By Barbara Mendoza
I joined the Lung Cancer Alliance (LCA) as Office Manager in June 2015. Having worked in nonprofit organizations and office management for almost my entire career, I feel quite at home in my work. I enjoy the nitty gritty aspects of administrative tasks, the sense of completion of checklists and solutions. And though “office work” may sound dull to some, most administrative professionals in the world of nonprofits know that it is anything but! Another plus is when your organization seeks to make a difference in peoples’ lives and you realize that the mundane “office work” you do helps to support those on the frontlines of making that difference. You realize that life is more than profit margins.
My experience at LCA, however, has struck at a deeper level. A dear friend of mine was diagnosed with advanced small cell lung cancer in late 2013 and by last June had already been through chemotherapy and several clinical trials. His illness had brought me to my knees. In one of those weird confluences of how life sometimes works, I happened to be looking for new employment and also just happened to come across the job listing at LCA. Needless to say, my world came together.
One of LCA’s many strengths is its deep well of support for lung cancer patients, families, friends, and caregivers through phone support, education resources, information, public awareness, fighting for research funding (lung cancer has the highest level of cancer deaths — more than breast, colon and prostate cancers combined –and yet is one of the least funded in research and treatment) and early screening.

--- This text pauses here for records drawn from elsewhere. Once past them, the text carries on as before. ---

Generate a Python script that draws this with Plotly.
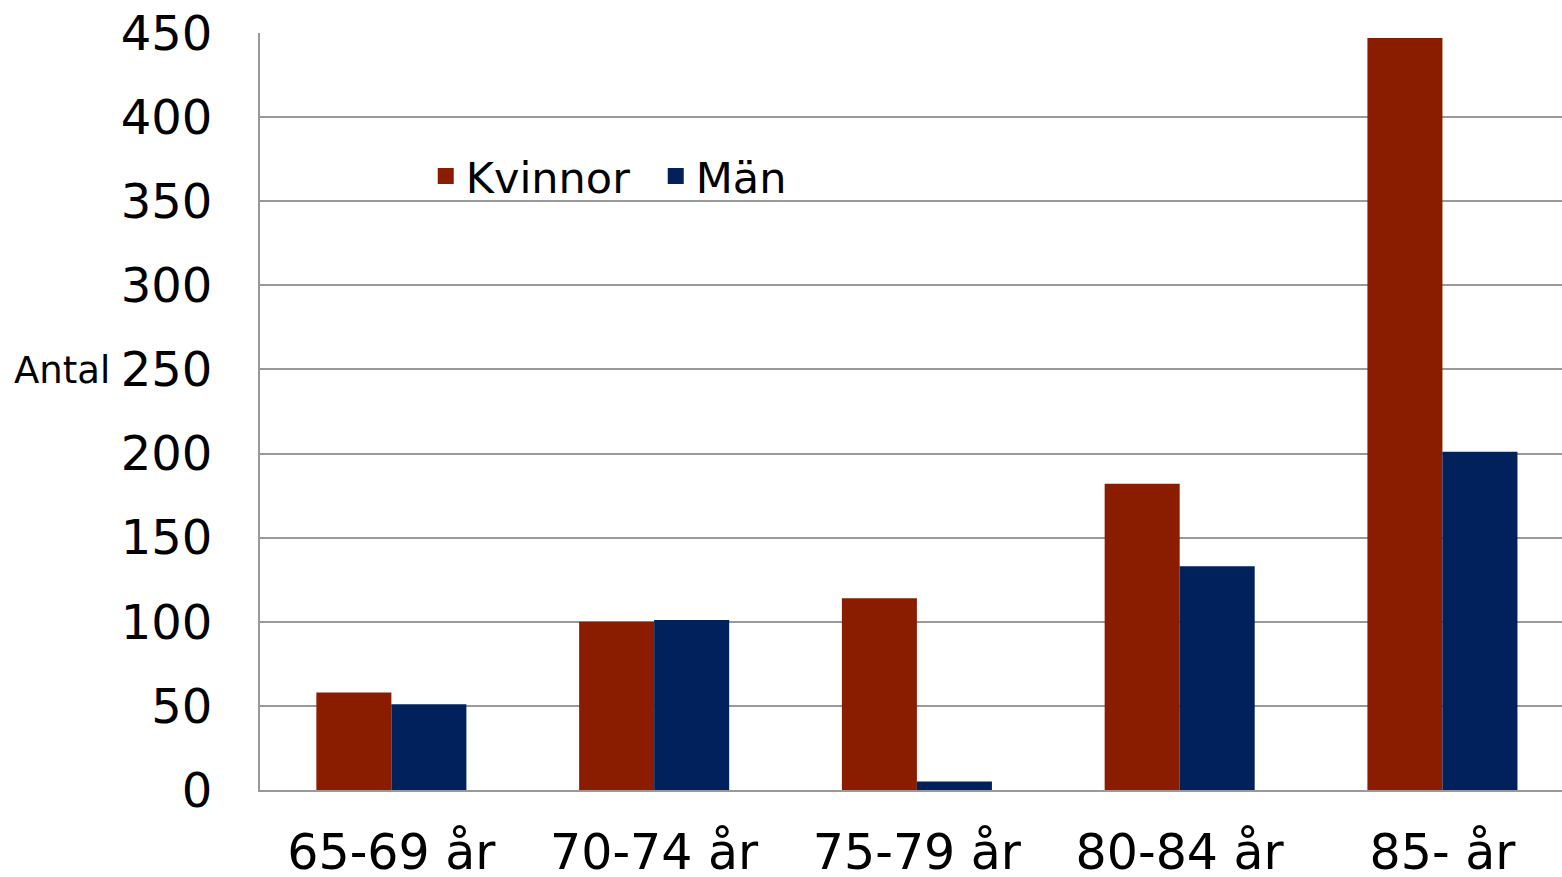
import plotly.graph_objects as go

categories = ["65-69 år", "70-74 år", "75-79 år", "80-84 år", "85- år"]
kvinnor = [58, 100, 114, 182, 447]
man = [51, 101, 5, 133, 201]
y_ticks = [0, 50, 100, 150, 200, 250, 300, 350, 400, 450]
series_names = ["Kvinnor", "Män"]
colors = ["#8A1C00", "#00215C"]

FONT = "DejaVu Sans, Verdana, sans-serif"

fig = go.Figure()
for name, vals, col in zip(series_names, [kvinnor, man], colors):
    fig.add_trace(go.Bar(name=name, x=categories, y=vals, showlegend=False,
                         marker=dict(color=col, line=dict(width=0))))
for name, col in zip(series_names, colors):
    fig.add_trace(go.Scatter(name=name, x=[None], y=[None], mode="markers",
                             marker=dict(symbol="square", size=24, color=col)))

fig.update_layout(
    width=1562, height=877,
    margin=dict(l=260, r=0, t=33, b=87),
    paper_bgcolor="white", plot_bgcolor="white",
    barmode="group", bargap=0.429, bargroupgap=0,
    font=dict(family=FONT, color="black"),
    legend=dict(orientation="h", x=0.1273, y=0.811, xanchor="left", yanchor="middle",
                font=dict(size=43, family=FONT), bgcolor="rgba(0,0,0,0)",
                itemwidth=30, tracegroupgap=0, entrywidth=185),
    annotations=[dict(text="Antal", xref="paper", yref="paper", x=-0.1908, y=0.554,
                      xanchor="left", yanchor="middle", showarrow=False,
                      font=dict(size=37, family=FONT, color="black"))],
)
fig.update_xaxes(range=[-0.5, 4.455], showgrid=False, showline=True, linecolor="#999999", linewidth=2,
                 automargin=False, ticks="", tickfont=dict(size=49, family=FONT),
                 ticklabelstandoff=18)
fig.update_yaxes(range=[0, 450], tickvals=y_ticks, showgrid=True, gridcolor="#999999", gridwidth=2,
                 showline=True, linecolor="#999999", linewidth=2, zeroline=False,
                 automargin=False, ticks="", tickfont=dict(size=48, family=FONT),
                 ticklabelstandoff=36)

fig.write_html("out.html", config={"displayModeBar": False},
               post_script="document.body.style.margin='0';document.documentElement.style.overflow='hidden';")
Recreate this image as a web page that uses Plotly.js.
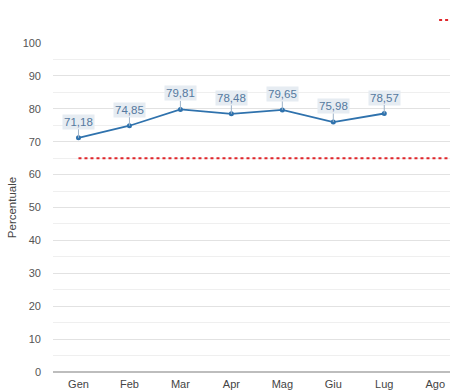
<!DOCTYPE html>
<html>
<head>
<meta charset="utf-8">
<script src="https://cdn.plot.ly/plotly-3.0.1.min.js"></script>
<style>html,body{margin:0;padding:0;overflow:hidden;background:#fff}</style>
</head>
<body>
<div id="chart" style="width:580px;height:391px"></div>
<script>
const months = ["Gen","Feb","Mar","Apr","Mag","Giu","Lug","Ago","Set"];
const valueMonths = ["Gen","Feb","Mar","Apr","Mag","Giu","Lug"];
const values = [71.18, 74.85, 79.81, 78.48, 79.65, 75.98, 78.57];
const target = [65, 65, 65, 65, 65, 65, 65, 65, 65];
const yTicks = [0,10,20,30,40,50,60,70,80,90,100];

const fmt = v => v.toFixed(2).replace('.', ',');

const traces = [
  {
    x: months, y: target, type: 'scatter', mode: 'lines', name: 'Obiettivo',
    line: {color: '#e0262b', width: 2, dash: 'dot'}, showlegend: true, hoverinfo: 'skip',
    cliponaxis: true
  },
  {
    x: valueMonths, y: values, type: 'scatter', mode: 'lines+markers', name: 'Percentuale',
    line: {color: '#2f72ad', width: 1.8}, marker: {color: '#2f72ad', size: 5},
    showlegend: false
  }
];

const annotations = valueMonths.map((m, i) => ({
  x: m, y: values[i], xref: 'x', yref: 'y', text: fmt(values[i]),
  showarrow: true, arrowhead: 0, arrowwidth: 1, arrowcolor: '#9db2c8',
  ax: 0, ay: -16, bgcolor: '#e6ecf2', borderpad: 1,
  font: {family: 'Liberation Sans, Arial, sans-serif', size: 11.5, color: '#55799f'}
}));

const layout = {
  width: 580, height: 391,
  margin: {l: 53, r: 130, t: 0, b: 19, pad: 0},
  paper_bgcolor: '#fff', plot_bgcolor: '#fff',
  font: {family: 'Liberation Sans, Arial, sans-serif', size: 11, color: '#555'},
  xaxis: {
    type: 'category', categoryarray: months, range: [-0.5, 7.29],
    showgrid: false, zeroline: false, showline: false, ticks: '',
    tickfont: {size: 11, color: '#444'}, ticklabelstandoff: 4
  },
  yaxis: {
    domain: [0, 0.8844],
    range: [0, 100], tickvals: yTicks, ticktext: yTicks.map(String),
    showgrid: true, gridcolor: '#e2e2e2', gridwidth: 1,
    minor: {dtick: 5, showgrid: true, gridcolor: '#efefef', gridwidth: 1},
    zeroline: true, zerolinecolor: '#bdbdbd', zerolinewidth: 1.5,
    showline: false, ticks: '', ticklabelstandoff: 11,
    tickfont: {size: 11, color: '#555'},
    title: {text: 'Percentuale', font: {size: 11.5, color: '#444'}, standoff: 3}
  },
  showlegend: true,
  legend: {x: 0.96, xanchor: 'left', y: 0.946, yanchor: 'middle', bgcolor: 'rgba(0,0,0,0)',
           font: {size: 11, color: '#444'}},
  annotations: annotations
};

Plotly.newPlot('chart', traces, layout, {displayModeBar: false, staticPlot: true});
</script>
</body>
</html>
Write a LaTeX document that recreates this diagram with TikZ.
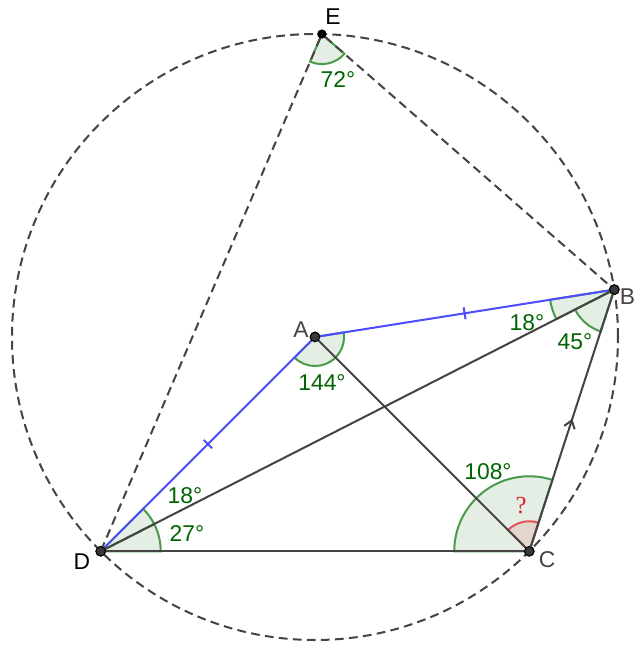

In working with my new colleagues, I found that support on a personal level. They were there for me from the beginning, when my friend died a few months later, as well as now – for cancer is something that turns the timeline of our lives into “Before…” and handling “The New Normal” – treatment, survival, grief. It also turns a person on the administrative side into a frontline soldier. A deliveryman remarks that he has just been diagnosed with lung cancer and I’m able to direct him to resources, treatment centers and further assistance. I become outspoken now at the stigma lung cancer has – people asking upon hearing someone’s diagnosis “Oh, did he smoke?” even before saying “I’m sorry to hear that” — when in fact, almost 20% of lung cancer patients are never-smokers, and 60% have quit decades ago. Stigma causes underfunding of research dollars and adds unfair judgment and suffering to people and families who have enough on their plate already.
I am thankful that I am able to be a piston driving the engines of the nonprofit world. I am thankful that I can help extend a hand of hope to fellow human beings and fight the good fight to honor my friend’s life. One can find passion and purpose even in the most routine things. I found mine.